Majorité départementale solide en Haute-Corse

Son épilogue tragique aura masqué quelques enseignements du premier tour des élections cantonales. On retiendra qu’en Haute-Corse, la majorité départementale peu dormir sur ses deux oreilles. Les candidats s’en réclamant ou en faisant partie l’ont emporté haut la main ou sont en situation de le faire au second tour. Ainsi Hyacinthe Mattei (LIle-Rousse), Pierre Mancini (Belgodère) Jacques Costa (Castifao-Morosaglia), Pierre Ghionga (Corte), François Orlandi (Capo Bianco), Pierre-Louis Nicolaï (Campoloro-Moriani), Jean-Jacques Vendasi (Bastia III) et Michel Mezzadri (Venaco) ont été réélus. Par ailleurs, la majorité départementale a déjà conquis un canton (dans lAlto di Casaconi, Jean-Marie Vecchioni a étrillé le sortant divers droite). Il n’a manqué que quelques voix à Ange-Pierre Vivoni, le maire de Sisco, qui se présentait dans le canton de Sagro di Santa Giulia avec le soutien du sortant Jean Motroni. Enfin, concernant le canton de Prunelli di Fium’orbu, l’issue du duel entre le sortant François Tiberi et le prétendant Pierre Siméon de Buochberg n’enlèvera rien à la majorité départementale.

Fin de règne dans le sud

En Corse-du-Sud, la majorité départementale devrait s’en tirer.

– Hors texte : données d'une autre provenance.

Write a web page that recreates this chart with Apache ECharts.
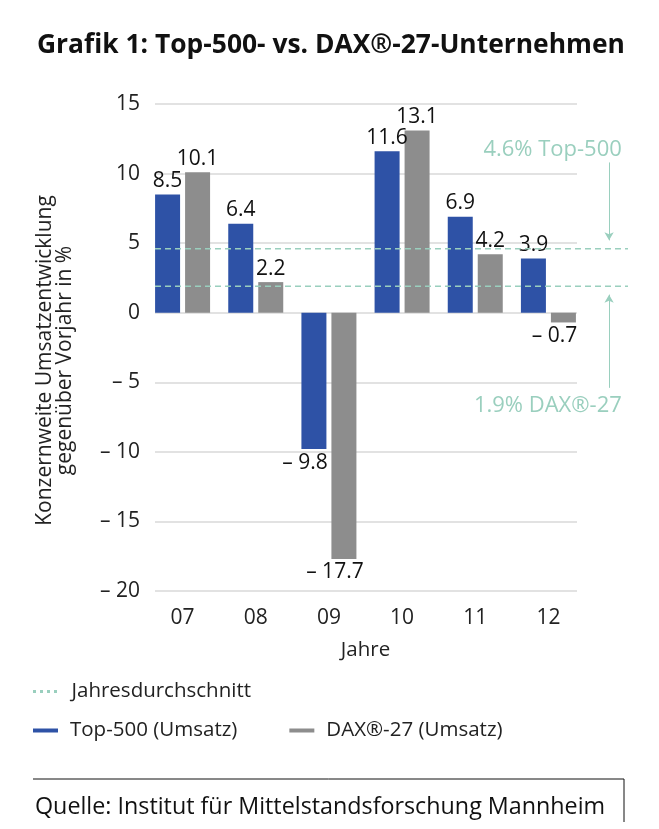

En revanche, elle est sur la défensive. Elle pourrait en effet enregistrer la perte de trois sièges au soir du second tour (Bonifacio, Ajaccio III, Porto-Vecchio). A Bonifacio, c’est déjà perdu, Ati Lantieri (Divers droite) ne se représentant pas, Claude Degott-Serafino (Divers gauche) a battu André Quéré (UMP). A Ajaccio III, où le sortant divers droite Pierre Santoni est d’ores et déjà battu et éliminé, les dissensions à droite pourraient bien faire le jeu du candidat de gauche François Casasoprana. Mais le canton vers lequel tous les regards se tourneront dimanche 27 mars, sera celui de Porto-Vecchio. A l’issue du premier tour, Jean-Christophe Angelini y est arrivé en tête avec 45 % des votes devant Camille de Rocca-Serra, crédité de 40 %. 395 voix séparent les deux candidats. Si le candidat autonomiste l’emporte, Porto-Vecchio et la Corse vivront la fin d’une dynastie et peut-être le début d’un processus qui verra tomber les grandes familles ayant marqué la vie politique de l’île depuis plus d’un siècle.